On the plus side, The New York Times and the BBC are now occasionally publishing satire in a completely deadpan, plausible, and, therefore, hilarious fashion.
Thinking about this a little more–even beyond the question of what happens when EA decides to pull the plug is what happens when some of the people stop playing? For example, the typical MMO launch has the first couple of days with overloaded servers, then the company opens a bunch of new ones to spread people out, then a bunch of people quit after a couple months and half the servers are ghost towns leading to server consolidations and such.
If I’m following the threads and other game play descriptions correctly, the towns here are smaller and more specialized so that everyone is pretty dependent on others in the cluster. But of the, what, 16 or so plots in Cecilville, I bet that even if EA gets the servers to run perfectly as of tomorrow, in 3-6 months half of them go away just from normal gaming attrition. So what happens when the guy who decided to make his fortune in regional trash collecting has enough? Where does the casino-city guy send his crap?
I have stopped buying new video games. I sensed quality slipping away from the formula and more “stuff” being packed in. The stuff ended up being mostly: graphical capabilities and complexity.
However, a dazzling and complex piece of shit is still a piece of shit. I can play a game from back in the 90’s and have fun, even though the game is simpler and less sparkly. The difference being, the end product had to be playable and enjoyable, otherwise it wouldn’t sell.
Now games can sell and be broken and not fun. See what happened to the Civilization series. See what happened to the SimCity series. See what they did to the Resident Evil series.
All I want is a game I can play and enjoy. And when 15 year old kids with zero money and free software can design playable and fun games that you can also get for free, and companies with huge staff, millionaire CEOs, and insane experience and capabilities turn out steaming piles of monkey crap, I officially resigned from being a customer of the commercial video gaming marketplace.

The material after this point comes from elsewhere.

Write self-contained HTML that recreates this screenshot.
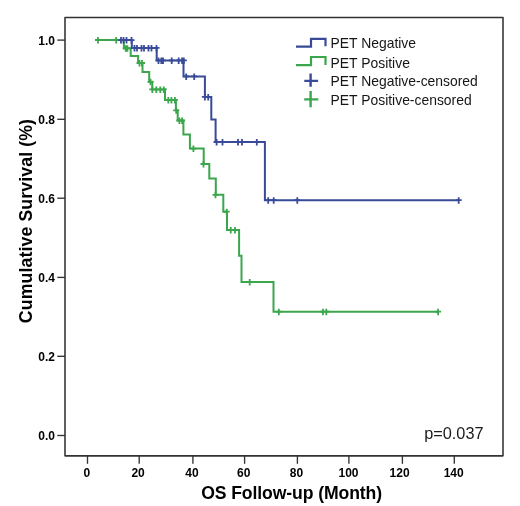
<!DOCTYPE html>
<html><head><meta charset="utf-8"><style>
html,body{margin:0;padding:0;background:#fff;}
body{width:520px;height:506px;overflow:hidden;}
svg{display:block;filter:blur(0.3px);}
text{font-family:"Liberation Sans",sans-serif;fill:#111;}
.tk{font-size:12px;font-weight:bold;fill:#000;}
.lg{font-size:13.9px;fill:#161616;}
.pv{font-size:16.3px;fill:#1a1a1a;}
.ti{font-size:17.7px;font-weight:bold;fill:#000;}
.tx{font-size:17.6px;letter-spacing:-0.1px;}
.ty{letter-spacing:0.12px;}
</style></head><body>
<svg width="520" height="506" viewBox="0 0 520 506">
<rect x="65" y="17.5" width="438" height="438.35" fill="none" stroke="#333333" stroke-width="1.55" stroke-linejoin="round"/>
<line x1="57.3" y1="40.1" x2="65" y2="40.1" stroke="#333333" stroke-width="1.35"/>
<text x="54.9" y="44.5" class="tk" text-anchor="end">1.0</text>
<line x1="57.3" y1="119.3" x2="65" y2="119.3" stroke="#333333" stroke-width="1.35"/>
<text x="54.9" y="123.7" class="tk" text-anchor="end">0.8</text>
<line x1="57.3" y1="198.2" x2="65" y2="198.2" stroke="#333333" stroke-width="1.35"/>
<text x="54.9" y="202.6" class="tk" text-anchor="end">0.6</text>
<line x1="57.3" y1="277.4" x2="65" y2="277.4" stroke="#333333" stroke-width="1.35"/>
<text x="54.9" y="281.8" class="tk" text-anchor="end">0.4</text>
<line x1="57.3" y1="356.3" x2="65" y2="356.3" stroke="#333333" stroke-width="1.35"/>
<text x="54.9" y="360.7" class="tk" text-anchor="end">0.2</text>
<line x1="57.3" y1="435.5" x2="65" y2="435.5" stroke="#333333" stroke-width="1.35"/>
<text x="54.9" y="439.9" class="tk" text-anchor="end">0.0</text>
<line x1="87.5" y1="455.8" x2="87.5" y2="463.8" stroke="#333333" stroke-width="1.35"/>
<text x="86.90" y="476.5" class="tk" text-anchor="middle">0</text>
<line x1="139.2" y1="455.8" x2="139.2" y2="463.8" stroke="#333333" stroke-width="1.35"/>
<text x="138.10" y="476.5" class="tk" text-anchor="middle">20</text>
<line x1="192.9" y1="455.8" x2="192.9" y2="463.8" stroke="#333333" stroke-width="1.35"/>
<text x="191.90" y="476.5" class="tk" text-anchor="middle">40</text>
<line x1="244.6" y1="455.8" x2="244.6" y2="463.8" stroke="#333333" stroke-width="1.35"/>
<text x="243.75" y="476.5" class="tk" text-anchor="middle">60</text>
<line x1="297.4" y1="455.8" x2="297.4" y2="463.8" stroke="#333333" stroke-width="1.35"/>
<text x="296.50" y="476.5" class="tk" text-anchor="middle">80</text>
<line x1="348.9" y1="455.8" x2="348.9" y2="463.8" stroke="#333333" stroke-width="1.35"/>
<text x="348.50" y="476.5" class="tk" text-anchor="middle">100</text>
<line x1="402.4" y1="455.8" x2="402.4" y2="463.8" stroke="#333333" stroke-width="1.35"/>
<text x="399.60" y="476.5" class="tk" text-anchor="middle">120</text>
<line x1="454.3" y1="455.8" x2="454.3" y2="463.8" stroke="#333333" stroke-width="1.35"/>
<text x="453.70" y="476.5" class="tk" text-anchor="middle">140</text>
<path d="M95,40.1 H123.9 V48.3 H130.7 V56.0 H138.1 V63.0 H142.5 V71.9 H149.2 V81.8 H152.3 V89.4 H165 V99.9 H175.9 V110.3 H177.7 V120.5 H183.4 V134.4 H189.9 V148.6 H203.7 V164 H209.3 V178.6 H215.8 V194.8 H223.3 V211.7 H227.0 V230 H239.1 V255.7 H241.5 V282 H273.5 V311.7 H438.1" fill="none" stroke="#3ba64c" stroke-width="2.0"/>
<path d="M95.0,40.1 h6.0 M98,37.1 v6.5 M113.2,40.1 h6.0 M116.2,37.1 v6.5 M122.7,48.3 h6.0 M125.7,45.3 v6.5 M124.4,48.3 h6.0 M127.4,45.3 v6.5 M136.5,63 h6.0 M139.5,60.0 v6.5 M139.0,63 h6.0 M142,60.0 v6.5 M147.5,81.8 h6.0 M150.5,78.8 v6.5 M149.3,89.4 h6.0 M152.3,86.4 v6.5 M153.3,89.4 h6.0 M156.3,86.4 v6.5 M157.3,89.4 h6.0 M160.3,86.4 v6.5 M160.8,89.4 h6.0 M163.8,86.4 v6.5 M165.3,99.9 h6.0 M168.3,96.9 v6.5 M168.4,99.9 h6.0 M171.4,96.9 v6.5 M171.9,99.9 h6.0 M174.9,96.9 v6.5 M173.2,110.3 h6.0 M176.2,107.3 v6.5 M176.4,120.5 h6.0 M179.4,117.5 v6.5 M179.1,120.5 h6.0 M182.1,117.5 v6.5 M190.4,148.6 h6.0 M193.4,145.6 v6.5 M200.5,164 h6.0 M203.5,161.0 v6.5 M212.5,194.8 h6.0 M215.5,191.8 v6.5 M223.7,211.7 h6.0 M226.7,208.7 v6.5 M227.7,230 h6.0 M230.7,227.0 v6.5 M232.0,230 h6.0 M235,227.0 v6.5 M246.7,282 h6.0 M249.7,279.0 v6.5 M275.8,311.7 h6.0 M278.8,308.7 v6.5 M320.0,311.7 h6.0 M323,308.7 v6.5 M323.3,311.7 h6.0 M326.3,308.7 v6.5 M435.1,311.7 h6.0 M438.1,308.7 v6.5" fill="none" stroke="#3ba64c" stroke-width="1.8"/>
<path d="M120.3,40.1 H131.8 V47.9 H156.7 V60.4 H183.5 V76.4 H204.9 V96.9 H211.3 V119.4 H215.6 V142 H264.9 V200.2 H458.7" fill="none" stroke="#394b98" stroke-width="2.0"/>
<path d="M118.0,40.1 h6.0 M121,37.1 v6.5 M120.5,40.1 h6.0 M123.5,37.1 v6.5 M123.5,40.1 h6.0 M126.5,37.1 v6.5 M128.5,40.1 h6.0 M131.5,37.1 v6.5 M131.5,47.9 h6.0 M134.5,44.9 v6.5 M134.0,47.9 h6.0 M137,44.9 v6.5 M138.5,47.9 h6.0 M141.5,44.9 v6.5 M141.0,47.9 h6.0 M144,44.9 v6.5 M145.5,47.9 h6.0 M148.5,44.9 v6.5 M148.5,47.9 h6.0 M151.5,44.9 v6.5 M153.5,47.9 h6.0 M156.5,44.9 v6.5 M155.5,60.4 h6.0 M158.5,57.4 v6.5 M158.3,60.4 h6.0 M161.3,57.4 v6.5 M160.0,60.4 h6.0 M163,57.4 v6.5 M168.7,60.4 h6.0 M171.7,57.4 v6.5 M175.7,60.4 h6.0 M178.7,57.4 v6.5 M179.1,60.4 h6.0 M182.1,57.4 v6.5 M180.8,60.4 h6.0 M183.8,57.4 v6.5 M183.2,76.4 h6.0 M186.2,73.4 v6.5 M191.2,76.4 h6.0 M194.2,73.4 v6.5 M201.9,96.9 h6.0 M204.9,93.9 v6.5 M205.2,96.9 h6.0 M208.2,93.9 v6.5 M213.6,142 h6.0 M216.6,139.0 v6.5 M219.5,142 h6.0 M222.5,139.0 v6.5 M235.0,142 h6.0 M238,139.0 v6.5 M239.0,142 h6.0 M242,139.0 v6.5 M253.8,142 h6.0 M256.8,139.0 v6.5 M265.2,200.2 h6.0 M268.2,197.2 v6.5 M270.7,200.2 h6.0 M273.7,197.2 v6.5 M294.3,200.2 h6.0 M297.3,197.2 v6.5 M455.7,200.2 h6.0 M458.7,197.2 v6.5" fill="none" stroke="#394b98" stroke-width="1.8"/>
<path d="M296,46.6 H311 V38.8 H325.5 V46.3" fill="none" stroke="#394b98" stroke-width="2.2"/>
<path d="M296,65.2 H311 V57 H325.5 V64.9" fill="none" stroke="#3ba64c" stroke-width="2.2"/>
<path d="M304.3,80.9 H318.1 M310.6,73.5 V86.7" fill="none" stroke="#394b98" stroke-width="2.4"/>
<path d="M304.2,99.4 H318.3 M310.6,90.9 V107.2" fill="none" stroke="#3ba64c" stroke-width="2.4"/>
<text x="330.6" y="48.2" class="lg">PET Negative</text>
<text x="330.6" y="68.1" class="lg">PET Positive</text>
<text x="330.6" y="86.3" class="lg">PET Negative-censored</text>
<text x="330.6" y="104.6" class="lg">PET Positive-censored</text>
<text x="424.2" y="438.5" class="pv">p=0.037</text>
<text x="291.6" y="499.1" class="ti tx" text-anchor="middle">OS Follow-up (Month)</text>
<text transform="translate(31.8,221.0) rotate(-90)" class="ti ty" text-anchor="middle">Cumulative Survival (%)</text>
</svg>
</body></html>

I am still playing my old games, and still having fun. It saddens me to watch companies like Nintendo and EA who used to be the generators of great games completely go off the rails. But my loyalty has always been to a good game, not a name brand I respect stamped on a piece of shit.
The essence of fun of any Simcity is the god like power a player has over his own little personal world, multiplayer interaction is absurd anyway, requiring it is moronic regardless of connection issues.
This really seems like a fundamental DRM issue the developers wanted to build into the ‘game experience’.
Stealing stuff from Reddit. From Reddit!! So, its come to this, has it? At long last, its come to this. We shall try to remember you as you were, once upon a time…
Ive had a beef with EA since they bought and shelved a COMPLETED game i was looking forward to, literally weeks from its release date, years ago… for them to do something stupid now doesnt surprise me at all.
D3 hasn’t been patched like that AFAIK, what did happen is that there’s similar games out there which actually happen to be playable offline. I’d hug my copy of T2 but it was a download…
i have given up on EA ever since they pulled the third instalment of Mass Effect from Steam. i love SimCity but know nothing about this latest one. Blizzard justified its actions because D3 is about loot, and they want all loot to be tradeable on its $$ auction house. what’s the justification for SimCity?
I’ve been throwing my hope (and money) behind projects launched on Kickstarter, so small- and mid-size game companies can get money to fund their project early in the development cycle and not have to rely on some giant faceless company like EA to offer them enough money to get by then force all kinds of changes and DRM and other crap on them. (Notable hopes right now - Torment: Tides of Numenera by inXile, a “spiritual successor” to Planescape: Torment, and Project Eternity by Obsidian Entertainment.)
Thanks for this. I am severely pissed off about what EA has done with the SimCity franchise. I guess I’ll give Tropico a try, because there’s no way in hell I’m giving any money to EA. I don’t care how good the game supposedly is; I’m not paying for something that can be yanked away from me at any time if the company decides that maintaining the servers isn’t profitable anymore or whatever.
I would recommend Dark Souls to you if you are of preternaturally calm disposition and entirely immune to fits of controller-hurling rage. Otherwise, no.
My guess is that he’s talking about Ultima 8: The Lost Vale. It was an add-on (stand alone?) to Pagan.
EA canned the game after it went gold but before it was released… and then promptly threw everything in the trash without archiving anything so there’s nothing left of the game., unless one of the developers had a spare copy sitting around.
Their reasoniong was that they figured they’d hav the same market pentration as previous expansion poacks, and Pagan was so bad that they basically didn’t sell jack squat. And it was so bad because the game was horrendously rushed out the door on EA’s orders… when then also happened to Ultima 9.
Are you sure it wasn’t the sequel to Leather Goddesses of Phobos? Man, I HATED the catacombs, and I always used the cheat code to get through that bit. And yes, I played and replayed the game in every permutation, male and female, tame, suggestive, and lewd modes.